Desde 1962, Lencería Egay lleva ofreciendo en el centro de Bilbao un producto cuidado, una atención cercana y una forma de comprar que poco tiene que ver con la frialdad de un clic. Ana es la tercera generación al frente del negocio. Aprendió entre camisones y pañuelos, ayudando desde niña a su amama, quien soñaba con que su nieta continuara lo que había empezado. Y así fue: fue un día a “echar una mano” y lleva ya 32 años tras el mostrador.
En su tienda no hay algoritmos, ni descuentos relámpago ni envíos en 24 horas. Hay escucha, hay consejo, hay confianza. “Cuando vienes aquí, me haces un tercer grado y te vas encantada con tu sujetador. Eso en Amazon no lo tienes”, resume Ana. “Mi clientela es mayor, muchas llevan comprando aquí toda la vida. Me preguntan hasta por mi hijo”.
Cada día más difícil
Pero mantener a flote un negocio así ya no depende solo del buen hacer. Las grandes plataformas han cambiado la forma de consumir, y Ana lo nota cada día. A eso se suman los altos costes, la falta de apoyo institucional y un entorno que no siempre valora lo que está en juego. “La gente no se da cuenta de que se están cargando el pequeño comercio. Y se van a arrepentir, pero tarde”, advierte.

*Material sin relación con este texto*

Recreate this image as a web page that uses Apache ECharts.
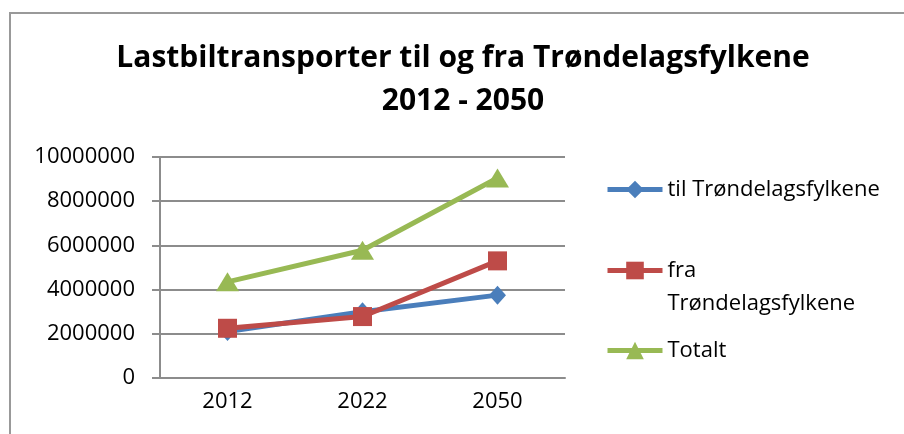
<!DOCTYPE html>
<html>
<head>
<meta charset="utf-8">
<script src="https://cdn.jsdelivr.net/npm/echarts@6/dist/echarts.min.js"></script>
<style>
  html, body { margin: 0; padding: 0; background: #fff; }
  #chart { width: 904px; height: 434px; }
</style>
</head>
<body>
<div id="chart"></div>
<script>
// chart data
const years = ["2012", "2022", "2050"];
const tilValues = [2100000, 3000000, 3750000];
const fraValues = [2250000, 2780000, 5300000];
const totalValues = [4350000, 5780000, 9050000];
const seriesNames = ["til Trøndelagsfylkene", "fra Trøndelagsfylkene", "Totalt"];

const FONT = "Open Sans";
const GRID_COLOR = "#8c8c8c";

const chart = echarts.init(document.getElementById("chart"));

// one legend per item so the wrapped label sits like Excel's (first line on the icon)
const legendItem = (name, top) => ({
  orient: "vertical",
  left: 600,
  top: top,
  itemWidth: 55,
  itemHeight: 22,
  itemGap: 0,
  data: [name],
  lineStyle: { width: 5 },
  formatter: (n) => (n === seriesNames[1] ? "\u00a0\nfra\nTrøndelagsfylkene" : n),
  textStyle: { fontFamily: FONT, fontSize: 22, color: "#000", lineHeight: 33 },
});

chart.setOption({
  animation: false,
  title: {
    text: "Lastbiltransporter til og fra Trøndelagsfylkene\n2012 - 2050",
    left: 458,
    top: 32,
    textAlign: "center",
    textStyle: {
      fontFamily: FONT,
      fontWeight: "bold",
      fontSize: 30,
      lineHeight: 43,
      color: "#000",
    },
  },
  graphic: [
    {
      type: "rect",
      shape: { x: 10, y: 13, width: 1000, height: 1000 },
      style: { fill: "none", stroke: "#999", lineWidth: 2 },
    },
  ],
  legend: [
    legendItem(seriesNames[0], 168),
    legendItem(seriesNames[1], 216),
    legendItem(seriesNames[2], 329),
  ],
  grid: { left: 160, right: 339, top: 157, bottom: 56 },
  xAxis: {
    type: "category",
    data: years,
    axisLine: { lineStyle: { color: GRID_COLOR, width: 2 } },
    axisTick: { length: 7, lineStyle: { color: GRID_COLOR, width: 2 } },
    axisLabel: { fontFamily: FONT, fontSize: 22, color: "#000", margin: 13 },
  },
  yAxis: {
    type: "value",
    min: 0,
    max: 10000000,
    interval: 2000000,
    axisLine: { show: true, lineStyle: { color: GRID_COLOR, width: 2 } },
    axisTick: { show: true, length: 8, lineStyle: { color: GRID_COLOR, width: 2 } },
    splitLine: { lineStyle: { color: GRID_COLOR, width: 2 } },
    axisLabel: {
      fontFamily: FONT,
      fontSize: 22,
      color: "#000",
      margin: 25,
      formatter: (v) => String(v),
    },
  },
  series: [
    {
      name: seriesNames[0],
      type: "line",
      data: tilValues,
      symbol: "diamond",
      symbolSize: [17, 19],
      lineStyle: { width: 5, color: "#4a7ebb" },
      itemStyle: { color: "#4a7ebb" },
    },
    {
      name: seriesNames[1],
      type: "line",
      data: fraValues,
      symbol: "rect",
      symbolSize: 19,
      lineStyle: { width: 5, color: "#be4b48" },
      itemStyle: { color: "#be4b48" },
    },
    {
      name: seriesNames[2],
      type: "line",
      data: totalValues,
      symbol: "triangle",
      symbolSize: [23, 19],
      lineStyle: { width: 5, color: "#98b954" },
      itemStyle: { color: "#98b954" },
    },
  ],
});
</script>
</body>
</html>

Antes de la pandemia, con la tienda atravesando una mala racha y una baja médica de por medio, Ana llegó a plantearse cerrar. “Fue un desastre total. Me cogí el alta justo antes del confinamiento y menos mal, porque si no, no hubiese recibido ni la ayuda”. No fue la única vez que se lo pensó, pero siempre hubo algo que le hizo seguir: el recuerdo de su abuela. “Muchas veces no he tirado la toalla por ella. Yo era su nieta, la mayor, su ojito derecho. Era su ilusión que yo siguiera aquí”.
Nuevas tecnologías
Para intentar atraer a clientela más joven, Ana ha apostado por abrir una tienda online y estar presente en redes sociales. “Somos pequeños y hacemos de todo. La tienda online es pequeñita y básica, pero lleva muchísimo trabajo”. Ha recibido alguna formación de asociaciones del sector, pero las ayudas públicas reales —las que de verdad marcarían la diferencia— brillan por su ausencia. “Del Ayuntamiento, nada. Ahora nos van a subir otra vez la tasa de basuras. Pago 100 euros al mes por tirar cinco cajas en una tienda de 10 metros”.
Pese a todo, Ana sigue levantando cada día la persiana. Porque hay algo que las grandes no pueden copiar: la cercanía, la honestidad, el vínculo que se crea cuando una tienda es parte de la vida de un barrio.